American Eagle needs local traffic; Airline to begin daily flights at Santa Fe in December

Oct. 17, 2007

SANTA FE - American Eagle will depend on Santa Fearea residents to fill its flights to and from the City Different when the airline begins service in December, company officials say.

"It's going to be important that we have local traffic," Tanicca Morgan, national business development manager for American Eagle, told local business people at the Santa Fe Chamber of Commerce last week.

American Eagle, the regional affiliate of American Airlines, will begin daily nonstop flights from Santa Fe to Dallas/Fort Worth on Dec. 13, and Friday and Sunday flights to Los Angeles on Dec. 14.

American Eagle is targeting corporate and leisure travelers for the flights, Morgan said, and will use a 44-seater Embraer 140 airplane.

Early ticket sales so far have been "very good, very strong," Morgan said, with about 68 percent of all purchases made by Santa Fe-area residents.

The majority of American Eagle tickets are being bought with Dallas/Fort Worth and Los Angeles as destinations, Morgan said.

Most passengers making connections say they are going to Maui, New York, Nashville or Washington, D.C.

"We have to tell our friends and associates to fly out of Santa Fe to make this work. We're a very seasonal town, and we can't rely on tourists to make this work," Chamber of Commerce president Simon Brackley said.
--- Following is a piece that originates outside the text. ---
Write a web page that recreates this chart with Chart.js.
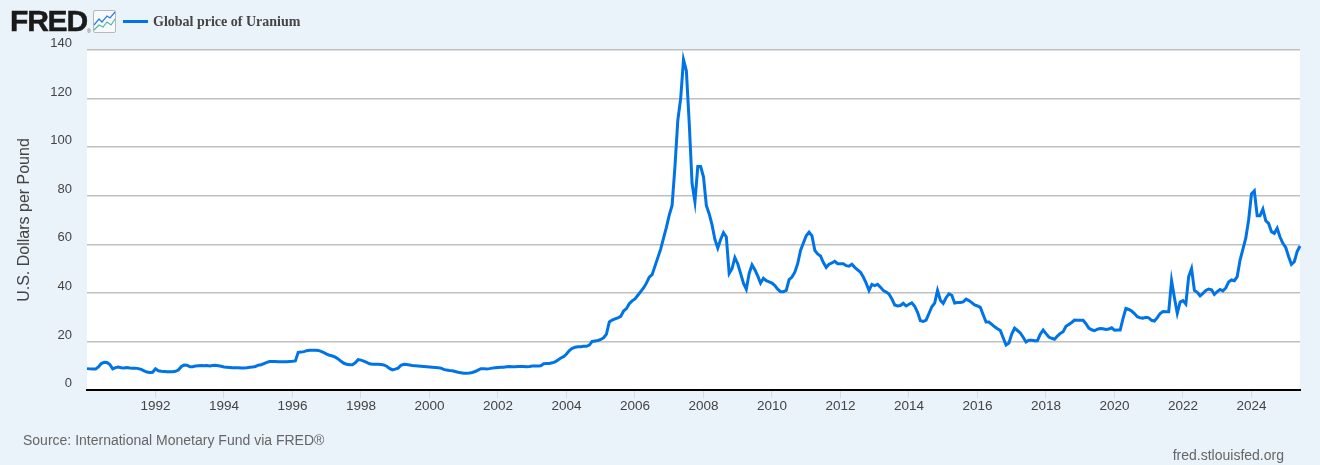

The chamber is creating a Web site, www.flysantafe.net, he said, that will have information about booking agents, airport parking and rental cars. The site will be running in about a month.

American Eagle will fly out of the Santa Fe Municipal Airport, on more than 2,000 acres on the city's southwest side.

City officials have pursued increased commercial service for years. In June, the airport's federal certification was upgraded from Class 3 to Class 1, making it eligible for larger commercial jets.

In addition to American Eagle, Delta Airlines announced this summer it will begin nonstop daily service on Dec. 10 between Santa Fe and Salt Lake City and between Santa Fe and Los Angeles.

"It's a major undertaking for a small airport to take on two airlines of this size," city aviation director Jim Montman said.

Businesses at the airport can expect a boost from the new flight traffic. Montman said Santa Fe's rental car agencies earn about 35 percent of their income from air passengers and "we expect that to change radically."

Increases similar to those in Roswell, where rental companies Avis and Hertz doubled their flight-oriented business when American Eagle began flights in that city Sept. 5, are likely to happen, he said.